Factors Favoring SAVE

Owing to an uptick in demand for leisure air travel, consolidated traffic (measured in revenue passenger miles) at Spirit rose 18% in the March quarter. To cater to this increased demand, capacity (measured in available seat miles) expanded to 12.7%. Load factor increased 3.6 points to 80.8% in the first quarter of 2023. Total operating revenue per available seat miles jumped 23.9% to 10.22 cents in the March quarter. The average yield increased 18.2% to 12.64 cents.

Expecting demand to stay strong, management anticipates second-quarter 2023 total revenues in the $1.46-$1.48 billion range. Adjusted operating margin is projected to be between 4.5% and 6.5%.  

The carrier exited first-quarter 2023 with cash and cash equivalents of $1,516 million, above the current debt of $262 million, implying that the company has sufficient cash to meet its current debt obligations.

Key Risks

The current scenario of rising fuel costs does not bode well for the airline and is hurting its bottom line. Average fuel cost per gallon in the March quarter increased 16.3% year over year to $3.43. Fuel price per gallon is anticipated to be $2.60 in the second quarter of 2023.

Zacks Rank  

SAVE currently carries a Zacks Rank #3 (Hold).

Stocks to Consider

Some better-ranked stocks for investors interested in the Zacks Transportation sector are Copa Holdings, S.A. (CPA - Free Report) and Triton International Limited .

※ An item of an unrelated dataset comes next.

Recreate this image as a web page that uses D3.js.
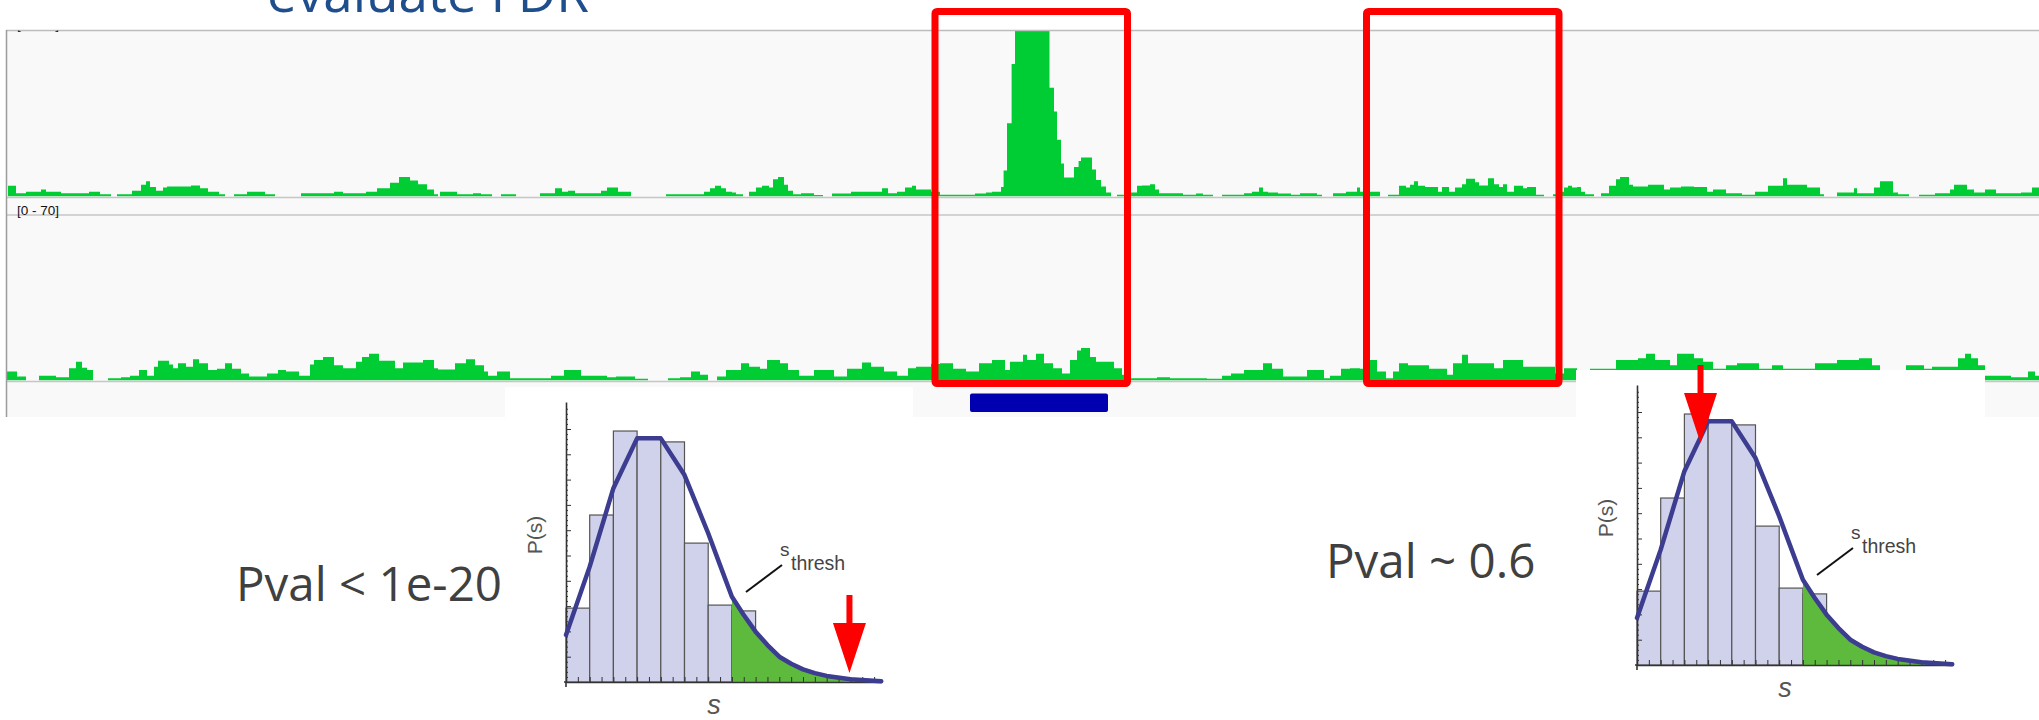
<!DOCTYPE html>
<html><head><meta charset="utf-8">
<script src="https://cdn.jsdelivr.net/npm/d3@7"></script>
<style>body{margin:0;background:#fff;overflow:hidden}svg{display:block}</style>
</head><body>
<svg id="c" width="2039" height="720"></svg>
<script>
// ---------------- DATA ----------------
const titleText = "evaluate FDR";
const trackRangeLabel = "[0 - 70]";
const trackDomain = [0, 70];
// coverage runs: [locus (bin), reads] – value holds until next locus
const track1Runs = [[6,0],[8,4.5],[16,1.4],[26,2],[41,3],[46,2],[61,1.4],[89,2],[100,1],[111,0],[117,1],[132,2.4],[141,5],[146,6.5],[150,4],[156,2.4],[163,3.8],[167,4.2],[191,4.7],[200,3.5],[208,2],[219,1],[225,0],[234,1],[247,2],[265,1],[275,0],[301,1.4],[334,2],[343,1.4],[366,2],[377,3.5],[390,5.8],[399,8.2],[410,6.8],[418,5.2],[427,3],[434,1],[438,0],[440,2],[457,1],[473,1.4],[481,1],[492,0],[501,1],[516,0],[540,1.4],[555,3.5],[562,2],[568,2.4],[575,1.4],[601,2.4],[607,3.8],[618,2],[631,0],[666,1],
[680,1],[704,2],[710,3.5],[715,4.5],[721,3.5],[726,2],[732,1.7],[736,1],[743,0],[749,2],[756,3.8],[762,4.5],[769,3.8],[773,7.3],[778,8.2],[784,5],[788,2.4],[793,1],[801,1.4],[814,0.6],[823,0],[832,1.3],[851,2],[882,3.5],[888,1.4],[897,2],[905,3.8],[912,4.5],[916,3],[931,2],[940,0.7],[975,1.3],[986,1.7],[992,2],[1001,4],[1003.6,11],[1007,31],[1011.6,56],[1015,90],[1049.5,46],[1054,36],[1057,24],[1061,14],[1064,8],[1074,12.5],[1078.6,15],[1081,16.5],[1092,11.4],[1096,7],[1101,4.2],[1106,1.7],[1111,0],[1117,0.7],[1131,1.7],[1137,4.5],[1142,4.7],[1150,5.2],[1155,3],[1159,1.4],[1183,0.7],[1196,1.3],[1203,0.7],[1213,0],[1222,0.7],[1244,1.4],[1252,2],[1259,3.8],[1263,2],[1268,1.7],[1278,1.3],[1291,0.7],[1300,1.4],[1317,0.7],[1322,0],[1333,1.4],[1346,2],[1357,3.8],
[1360,2],[1369,2],[1380,0],[1388,0.7],[1399,4.5],[1406,3.8],[1410,5],[1414,6.5],[1418,4.5],[1425,4],[1438,2],[1442,4],[1449,2],[1455,3.8],[1462,5.2],[1466,7.5],[1475,6],[1479,4.7],[1488,7.7],[1494,5.2],[1499,4],[1503,5.2],[1507,2],[1514,4.5],[1523,3.5],[1527,4],[1536,0.7],[1544,0],[1553,1],[1557,2],[1564,3.8],[1568,4.5],[1572,3.8],[1577,4],[1581,2],[1585,1],[1594,0],[1601,1.4],[1609,4.5],[1616,7.3],[1620,8.2],[1629,5],[1633,4.2],[1648,5],[1664,3],[1670,3.8],[1681,4.2],[1694,4],[1707,2],[1713,3],[1726,1.4],[1742,0.7],[1755,2],[1768,4.5],[1783,7.7],[1787,5],[1807,3.8],[1820,1],[1824,0],[1837,1.7],[1854,3.5],[1857,1.4],[1874,3.8],[1880,6.5],[1893,1.7],[1898,1],[1909,0],[1919,0.7],[1935,1.4],[1950,3],[1954,5],[1967,3],[1974,1.7],[1985,3],[1996,1.4],[2021,1.7],[2032,3.8],[2039,3.8]];
const track2Runs = [[6,3.8],[17,1.7],[26,0],[39,2],[56,1.4],[69,5.2],[76,8],[82,5.4],[87,4.5],[93,0],[108,1],[121,1.4],[130,2],[139,4.5],[147,2],[154,5.8],[158,8.4],[169,6.8],[173,5.2],[178,7.3],[186,5.8],[193,9],[199,7.3],[208,4.5],[217,5],[225,7.3],[232,5],[241,3],[249,1.7],[267,3],[278,4.5],[286,3.8],[299,2],[310,6.8],[314,8.7],[323,10],[334,6.5],[343,5.2],[356,8],[362,10],[369,11.4],[379,8.4],[395,5.2],[403,7.7],[423,8.7],[434,5.2],[438,4.7],[455,7.3],[466,9],[475,6.5],[484,3.8],[488,2],[497,3.8],[510,1],[551,2],[564,4.5],[581,2],[607,1.4],[616,1.7],[635,0.7],[648,0],[668,1],
[680,1.4],[691,3.8],[700,2.4],[708,0],[717,1.7],[726,4.5],[741,7.3],[749,5.8],[760,5],[767,8.7],[780,7.3],[788,4.5],[799,2],[814,4.5],[834,1.7],[847,5],[862,7.7],[871,5.8],[884,3.8],[897,2],[908,5.2],[916,5.8],[931,7],[940,7.3],[953,5],[966,3.8],[979,7.3],[992,8.7],[1005,4.5],[1010,8],[1023,11],[1027,8.7],[1036,11.4],[1044,7.3],[1053,5.2],[1062,3],[1070,8.7],[1077,12.8],[1081,13.8],[1090,10],[1096,8],[1114,5.2],[1122,2.4],[1131,1],[1157,1.4],[1170,1],[1207,0.7],[1222,2],[1231,3],[1244,4.5],[1263,7.3],[1272,5],[1283,1.7],[1307,4.5],[1324,1],[1330,2],[1341,5],[1350,5.2],
[1360,5],[1369,8.7],[1377,3.8],[1386,1],[1393,3.8],[1399,7.3],[1408,6.5],[1429,5],[1447,2.4],[1453,7.3],[1462,11],[1468,7.3],[1494,5.2],[1503,8.7],[1523,5.8],[1555,3],[1564,5.2],[1577,2],[1590,5],[1616,8.7],[1638,9.5],[1646,11.4],[1655,8.7],[1670,6.5],[1677,11.4],[1694,9.5],[1703,8],[1713,5],[1726,6.5],[1737,7.3],[1759,5],[1772,6.5],[1783,5],[1815,7.3],[1837,8.7],[1859,9.5],[1872,6.5],[1880,3],[1906,6.5],[1924,5],[1932,5.8],[1958,9.5],[1965,11.4],[1971,9.5],[1978,6.5],[1985,2],[2011,1.4],[2028,3.8],[2035,2],[2039,2]];
const highlightWindows = [[935, 1127.5], [1366.5, 1559]];
const peakCall = [970, 1108];
// null distribution histogram
const histBins = [0, 1, 2, 3, 4, 5, 6, 7];
const histValues = [2.92, 6.6, 9.92, 9.64, 9.49, 5.49, 3.04, 2.81];
const curveS = [0, 1, 2, 3, 4, 5, 6, 6.5, 7, 7.5, 8, 8.5, 9, 9.5, 10, 10.5, 11, 12, 13.3];
const curveP = [1.86, 4.56, 7.66, 9.63, 9.63, 8.18, 5.88, 4.62, 3.37, 2.65, 1.99, 1.46, 1.0, 0.72, 0.5, 0.35, 0.24, 0.11, 0.03];
const sThresh = 7;
const sMax = 13.3, pMax = 11.07;
const pvalLabels = ["Pval < 1e-20", "Pval ~ 0.6"];
const observedS = [11.96, 2.68];
const observedP = [0.36, 8.77];

// ---------------- DRAW ----------------
const svg = d3.select("#c");
const xg = d3.scaleLinear().domain([0, 2039]).range([0, 2039]);

const panel = {x0: 6, x1: 2039, y0: 30, y1: 417};
svg.append("rect").attr("x", panel.x0).attr("y", panel.y0)
  .attr("width", panel.x1 - panel.x0).attr("height", panel.y1 - panel.y0).attr("fill", "#f9f9f9");

const tracks = [
  {runs: track1Runs, top: 31, base: 196.5, id: "t1"},
  {runs: track2Runs, top: 216, base: 380.5, id: "t2"}
];
const defs = svg.append("defs");
tracks.forEach(t => {
  const y = d3.scaleLinear().domain(trackDomain).range([t.base, t.top]);
  defs.append("clipPath").attr("id", "clip-" + t.id).append("rect")
    .attr("x", panel.x0).attr("y", t.top).attr("width", panel.x1 - panel.x0).attr("height", t.base - t.top);
  const area = d3.area().curve(d3.curveStepAfter)
    .x(d => xg(d[0])).y0(y(0)).y1(d => y(d[1]));
  svg.append("path").datum(t.runs).attr("d", area)
    .attr("fill", "#00cc33").attr("clip-path", "url(#clip-" + t.id + ")");
});

// panel lines
[[30.5, "#bdbdbd"], [197.5, "#c6c6c6"], [215, "#c6c6c6"], [381.5, "#c6c6c6"]].forEach(([yy, c]) => {
  svg.append("line").attr("x1", panel.x0).attr("x2", panel.x1).attr("y1", yy).attr("y2", yy)
    .attr("stroke", c).attr("stroke-width", 1.5);
});
svg.append("line").attr("x1", 6.5).attr("x2", 6.5).attr("y1", panel.y0).attr("y2", panel.y1)
  .attr("stroke", "#9c9c9c").attr("stroke-width", 1.5);

// track range labels
defs.append("clipPath").attr("id", "clip-lbl").append("rect")
  .attr("x", 0).attr("y", 30.5).attr("width", 200).attr("height", 20);
svg.append("text").attr("x", 17).attr("y", 29).text(trackRangeLabel)
  .attr("font-family", "Liberation Sans, Arial, sans-serif").attr("font-size", 13.5).attr("fill", "#111")
  .attr("clip-path", "url(#clip-lbl)");
svg.append("text").attr("x", 17).attr("y", 214.5).text(trackRangeLabel)
  .attr("font-family", "Liberation Sans, Arial, sans-serif").attr("font-size", 13.5).attr("fill", "#111");

// white backgrounds of histogram images
const histBoxes = [{x: 505, y: 387, w: 408, h: 333}, {x: 1576, y: 370, w: 409, h: 350}];
histBoxes.forEach(b => svg.append("rect").attr("x", b.x).attr("y", b.y).attr("width", b.w).attr("height", b.h).attr("fill", "#fff"));

// peak call bar
svg.append("rect").attr("x", xg(peakCall[0])).attr("y", 393.5)
  .attr("width", xg(peakCall[1]) - xg(peakCall[0])).attr("height", 18.5)
  .attr("rx", 2).attr("fill", "#0000b0");

// highlight windows
svg.selectAll("rect.win").data(highlightWindows).enter().append("rect").attr("class", "win")
  .attr("x", d => xg(d[0])).attr("y", 11.5)
  .attr("width", d => xg(d[1]) - xg(d[0])).attr("height", 372)
  .attr("rx", 2).attr("fill", "none").attr("stroke", "#ff0000").attr("stroke-width", 7);

// histograms
const origins = [[566, 682], [1637, 665]];
const pvalPos = [[236, 601], [1326, 578]];
const curvePts = curveS.map((s, i) => ({s, p: curveP[i]}));
const xs = d3.scaleLinear().domain([0, sMax]).range([0, 23.7 * sMax]);
const ys = d3.scaleLinear().domain([0, pMax]).range([0, -25.3 * pMax]);

origins.forEach((o, k) => {
  const g = svg.append("g").attr("transform", `translate(${o[0]},${o[1]})`);
  g.selectAll("rect.bar").data(histBins).enter().append("rect").attr("class", "bar")
    .attr("x", d => xs(d)).attr("width", xs(1) - xs(0))
    .attr("y", (d, i) => ys(histValues[i])).attr("height", (d, i) => -ys(histValues[i]))
    .attr("fill", "#d0d1ea").attr("stroke", "#555").attr("stroke-width", 1.2);

  const cid = "tail" + k;
  defs.append("clipPath").attr("id", cid).append("rect")
    .attr("x", o[0] + xs(sThresh)).attr("y", o[1] - 300).attr("width", xs(sMax) - xs(sThresh) + 5).attr("height", 300);
  const tailG = svg.append("g").attr("clip-path", `url(#${cid})`)
    .append("g").attr("transform", `translate(${o[0]},${o[1]})`);
  tailG.append("path").datum(curvePts)
    .attr("d", d3.area().curve(d3.curveLinear).x(d => xs(d.s)).y0(0).y1(d => ys(d.p)))
    .attr("fill", "#5eba3c");
  const g2 = svg.append("g").attr("transform", `translate(${o[0]},${o[1]})`);
  // axes
  const yMinor = d3.range(0.2, pMax, 0.2).filter(v => Math.abs(v - Math.round(v)) > 0.05);
  const yaM = g2.append("g").call(d3.axisRight(ys).tickValues(yMinor).tickSize(2).tickSizeOuter(0).tickFormat(""));
  yaM.select(".domain").remove();
  const ya = g2.append("g").call(d3.axisRight(ys).tickValues(d3.range(1, 11, 1)).tickSize(5).tickSizeOuter(0).tickFormat(""));
  const xa = g2.append("g").call(d3.axisTop(xs).tickValues(d3.range(0.5, 13.01, 0.5)).tickSize(5).tickSizeOuter(0).tickFormat(""));
  [ya, yaM, xa].forEach(a => {
    a.selectAll("path,line").attr("stroke", "#333");
    a.select(".domain").attr("stroke-width", 1.6);
  });
  g2.append("line").attr("x1", 0).attr("x2", 0).attr("y1", 0).attr("y2", 5).attr("stroke", "#333").attr("stroke-width", 1.6);
  g2.append("line").attr("x1", -2).attr("x2", 0).attr("y1", 0).attr("y2", 0).attr("stroke", "#333").attr("stroke-width", 1.6);
  // curve
  g2.append("path").datum(curvePts)
    .attr("d", d3.line().curve(d3.curveLinear).x(d => xs(d.s)).y(d => ys(d.p)))
    .attr("fill", "none").attr("stroke", "#3c3c90").attr("stroke-width", 4.5)
    .attr("stroke-linecap", "round").attr("stroke-linejoin", "round");
  // labels
  g2.append("text").attr("transform", "translate(-24,-147) rotate(-90)")
    .attr("text-anchor", "middle").text("P(s)")
    .attr("font-family", "Liberation Sans, Arial, sans-serif").attr("font-size", 21).attr("fill", "#555");
  g2.append("text").attr("x", 214).attr("y", -126.5).text("s")
    .attr("font-family", "Liberation Sans, Arial, sans-serif").attr("font-size", 19).attr("fill", "#444");
  g2.append("text").attr("x", 225).attr("y", -112.5).text("thresh")
    .attr("font-family", "Liberation Sans, Arial, sans-serif").attr("font-size", 19.5).attr("fill", "#444");
  g2.append("line").attr("x1", 180).attr("y1", -90).attr("x2", 216).attr("y2", -117)
    .attr("stroke", "#111").attr("stroke-width", 2);
  g2.append("text").attr("x", 148).attr("y", 32).attr("text-anchor", "middle").text("s")
    .attr("font-family", "Liberation Sans, Arial, sans-serif").attr("font-style", "italic")
    .attr("font-size", 27).attr("fill", "#555");
  // observed score arrow
  const tx = xs(observedS[k]), ty = ys(observedP[k]);
  const arrow = [[-3, -78], [3, -78], [3, -50], [16.5, -50], [0, 0], [-16.5, -50], [-3, -50]];
  g2.append("path").attr("d", d3.line()(arrow.map(p => [tx + p[0], ty + p[1]])) + "Z").attr("fill", "#ff0000");
  // p-value label
  svg.append("text").attr("x", pvalPos[k][0]).attr("y", pvalPos[k][1]).text(pvalLabels[k])
    .attr("font-family", "Open Sans, sans-serif").attr("font-size", 47.5).attr("fill", "#404040");
});

// title (cut off at top, as in the reference slide)
svg.append("text").attr("x", 267).attr("y", 12).text(titleText)
  .attr("font-family", "Open Sans, sans-serif").attr("font-size", 53).attr("fill", "#1f4e8c");
</script>
</body></html>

Copa Holdings, which presently flaunts a Zacks Rank #1 (Strong Buy), is aided by improved air-travel demand. We are encouraged by the company’s initiatives to modernize its fleet. CPA's focus on its cargo segment is also impressive. You can see the complete list of today’s Zacks #1 Rank stocks here.

For second-quarter and 2023, CPA’s earnings are expected to register 765.6% and 75.4% growth, respectively, on a year-over-year basis.

Triton, which currently carries a Zacks Rank #2 (Buy), is benefiting from its consistent efforts to reward shareholders through dividends and share repurchases.

Triton has an impressive liquidity position. TRTN’s current ratio (a measure of liquidity) was 3.97 at the end of first-quarter 2023. A current ratio of more than 1 often indicates that the company will be easily paying off its short-term obligations.